Task details
Determine how many lines of the material hold the string "this" and reply with only that number.

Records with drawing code
****************************************
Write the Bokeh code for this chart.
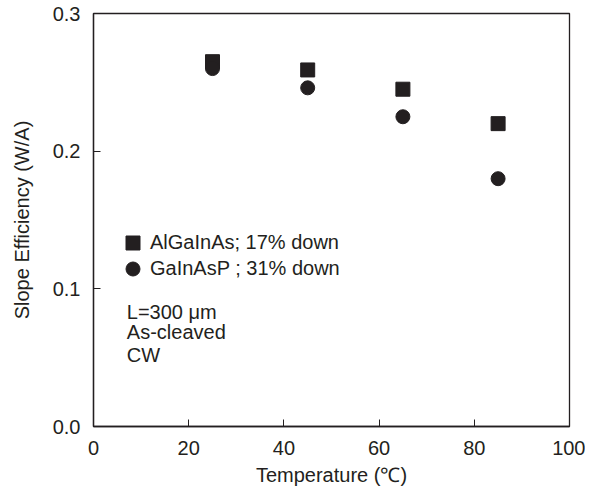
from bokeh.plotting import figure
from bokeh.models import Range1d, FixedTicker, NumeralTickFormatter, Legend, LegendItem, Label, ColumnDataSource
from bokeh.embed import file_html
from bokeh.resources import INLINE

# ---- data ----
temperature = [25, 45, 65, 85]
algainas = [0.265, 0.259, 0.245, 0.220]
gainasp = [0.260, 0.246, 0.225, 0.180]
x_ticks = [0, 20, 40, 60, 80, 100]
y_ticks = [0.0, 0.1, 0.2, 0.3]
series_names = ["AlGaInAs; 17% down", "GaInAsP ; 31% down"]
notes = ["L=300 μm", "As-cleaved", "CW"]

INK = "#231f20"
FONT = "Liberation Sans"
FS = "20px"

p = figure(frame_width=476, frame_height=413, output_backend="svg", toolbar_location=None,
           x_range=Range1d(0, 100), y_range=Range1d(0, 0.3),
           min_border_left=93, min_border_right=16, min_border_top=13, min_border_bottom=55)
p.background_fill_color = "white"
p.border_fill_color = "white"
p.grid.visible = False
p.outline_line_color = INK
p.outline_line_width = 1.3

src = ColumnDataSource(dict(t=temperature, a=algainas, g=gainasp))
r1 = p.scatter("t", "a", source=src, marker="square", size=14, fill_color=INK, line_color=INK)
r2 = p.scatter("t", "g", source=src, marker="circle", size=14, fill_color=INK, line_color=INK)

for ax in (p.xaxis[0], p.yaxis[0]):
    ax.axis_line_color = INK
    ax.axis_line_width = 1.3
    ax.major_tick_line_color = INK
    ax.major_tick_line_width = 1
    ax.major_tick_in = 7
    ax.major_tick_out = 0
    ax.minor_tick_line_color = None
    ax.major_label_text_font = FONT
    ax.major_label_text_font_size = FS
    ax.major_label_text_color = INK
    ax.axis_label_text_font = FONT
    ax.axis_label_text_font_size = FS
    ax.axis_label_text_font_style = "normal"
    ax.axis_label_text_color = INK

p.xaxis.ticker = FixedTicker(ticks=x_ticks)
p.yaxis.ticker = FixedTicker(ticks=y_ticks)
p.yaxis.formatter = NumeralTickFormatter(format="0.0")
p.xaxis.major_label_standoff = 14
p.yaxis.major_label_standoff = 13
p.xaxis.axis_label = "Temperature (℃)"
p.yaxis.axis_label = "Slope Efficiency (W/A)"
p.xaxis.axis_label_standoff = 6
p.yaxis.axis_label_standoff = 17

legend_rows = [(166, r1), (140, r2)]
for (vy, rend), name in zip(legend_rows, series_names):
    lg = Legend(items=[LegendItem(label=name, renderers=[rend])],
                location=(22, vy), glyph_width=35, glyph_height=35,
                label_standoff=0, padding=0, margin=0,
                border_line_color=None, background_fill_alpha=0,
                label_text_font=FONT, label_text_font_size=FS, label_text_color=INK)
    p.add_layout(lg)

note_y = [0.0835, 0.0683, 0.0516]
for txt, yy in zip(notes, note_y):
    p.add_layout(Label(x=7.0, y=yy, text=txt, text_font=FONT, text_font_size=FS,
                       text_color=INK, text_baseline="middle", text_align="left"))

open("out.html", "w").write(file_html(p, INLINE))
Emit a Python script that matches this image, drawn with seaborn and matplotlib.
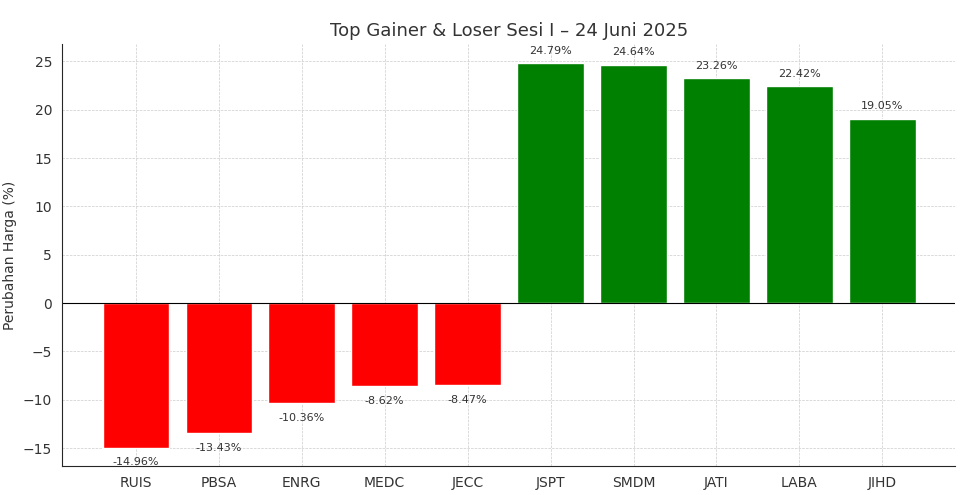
****************************************
Result
2